Pictures stay out of the copy. Please reproduce only the lines between the one holding "Clone this chart in matplotlib." and the one holding "fit_t1 = 13.41166", inclusive.

[START GIVEN RECORDS]

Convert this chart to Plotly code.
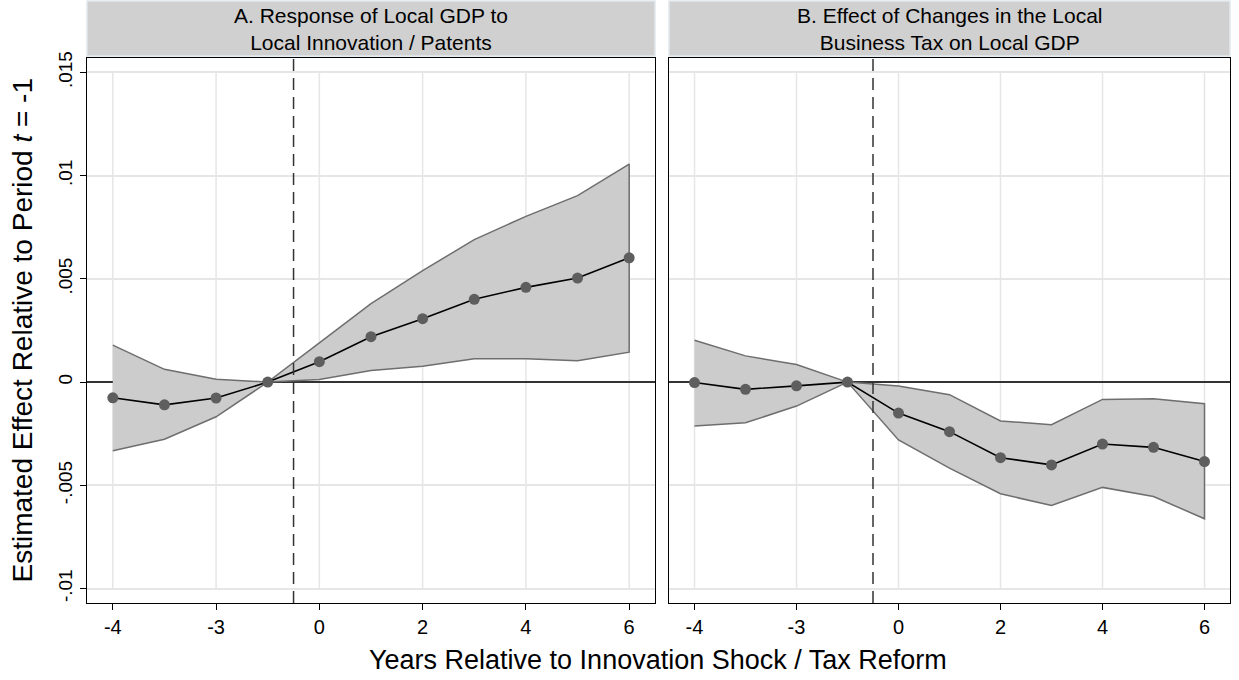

[END GIVEN RECORDS]
[START GIVEN RECORDS]

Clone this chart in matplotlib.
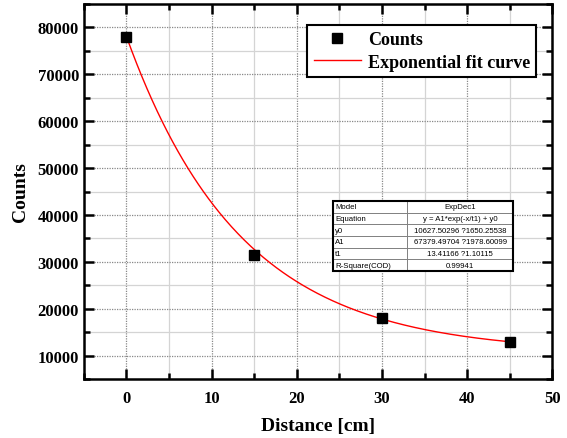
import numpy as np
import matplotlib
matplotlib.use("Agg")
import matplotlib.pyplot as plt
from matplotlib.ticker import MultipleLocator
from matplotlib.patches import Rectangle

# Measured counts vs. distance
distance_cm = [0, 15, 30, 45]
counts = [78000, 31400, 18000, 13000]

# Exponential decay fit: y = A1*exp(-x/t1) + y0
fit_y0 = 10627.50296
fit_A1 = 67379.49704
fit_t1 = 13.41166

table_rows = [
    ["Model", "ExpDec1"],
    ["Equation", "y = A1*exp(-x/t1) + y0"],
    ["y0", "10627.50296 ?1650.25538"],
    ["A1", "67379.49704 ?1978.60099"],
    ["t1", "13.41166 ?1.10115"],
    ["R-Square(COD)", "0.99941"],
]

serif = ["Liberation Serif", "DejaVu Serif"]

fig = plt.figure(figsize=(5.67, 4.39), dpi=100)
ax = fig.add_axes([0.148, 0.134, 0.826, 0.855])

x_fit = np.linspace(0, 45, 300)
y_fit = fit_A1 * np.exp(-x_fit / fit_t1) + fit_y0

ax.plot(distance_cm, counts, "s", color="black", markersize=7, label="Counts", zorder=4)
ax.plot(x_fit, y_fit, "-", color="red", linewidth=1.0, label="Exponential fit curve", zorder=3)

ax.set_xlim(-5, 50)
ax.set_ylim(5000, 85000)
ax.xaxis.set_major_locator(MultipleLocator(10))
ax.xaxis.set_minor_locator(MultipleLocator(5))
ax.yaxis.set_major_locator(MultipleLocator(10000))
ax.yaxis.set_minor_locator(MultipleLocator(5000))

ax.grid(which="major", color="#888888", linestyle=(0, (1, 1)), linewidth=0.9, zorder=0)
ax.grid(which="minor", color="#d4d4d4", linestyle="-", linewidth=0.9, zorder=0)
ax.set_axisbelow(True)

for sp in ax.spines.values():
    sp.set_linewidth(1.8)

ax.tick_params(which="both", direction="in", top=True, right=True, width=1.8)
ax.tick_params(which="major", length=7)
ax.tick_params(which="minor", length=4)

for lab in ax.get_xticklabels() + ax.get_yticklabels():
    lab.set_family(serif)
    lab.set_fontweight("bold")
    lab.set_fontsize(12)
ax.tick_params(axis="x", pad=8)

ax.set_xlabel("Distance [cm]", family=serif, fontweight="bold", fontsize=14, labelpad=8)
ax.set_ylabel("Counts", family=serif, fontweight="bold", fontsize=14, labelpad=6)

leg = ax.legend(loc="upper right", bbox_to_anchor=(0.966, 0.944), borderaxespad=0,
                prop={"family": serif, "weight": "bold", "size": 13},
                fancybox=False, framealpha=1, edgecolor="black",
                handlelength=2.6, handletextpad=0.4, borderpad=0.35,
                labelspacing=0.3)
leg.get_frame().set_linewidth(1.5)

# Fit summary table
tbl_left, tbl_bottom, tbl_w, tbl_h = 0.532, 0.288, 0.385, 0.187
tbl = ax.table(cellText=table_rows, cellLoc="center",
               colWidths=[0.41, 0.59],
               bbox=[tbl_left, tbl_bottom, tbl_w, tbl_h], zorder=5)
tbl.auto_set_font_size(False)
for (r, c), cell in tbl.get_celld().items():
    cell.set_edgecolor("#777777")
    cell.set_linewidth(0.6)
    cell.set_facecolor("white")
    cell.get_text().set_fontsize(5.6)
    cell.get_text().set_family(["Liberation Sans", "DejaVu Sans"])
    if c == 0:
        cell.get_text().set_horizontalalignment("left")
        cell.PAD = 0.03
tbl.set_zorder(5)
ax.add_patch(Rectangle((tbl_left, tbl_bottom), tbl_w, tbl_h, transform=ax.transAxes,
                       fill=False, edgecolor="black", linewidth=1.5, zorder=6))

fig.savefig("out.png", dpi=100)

[END GIVEN RECORDS]

• [RESPONSE]:
Clone this chart in matplotlib.
import numpy as np
import matplotlib
matplotlib.use("Agg")
import matplotlib.pyplot as plt
from matplotlib.ticker import MultipleLocator
from matplotlib.patches import Rectangle

# Measured counts vs. distance
distance_cm = [0, 15, 30, 45]
counts = [78000, 31400, 18000, 13000]

# Exponential decay fit: y = A1*exp(-x/t1) + y0
fit_y0 = 10627.50296
fit_A1 = 67379.49704
fit_t1 = 13.41166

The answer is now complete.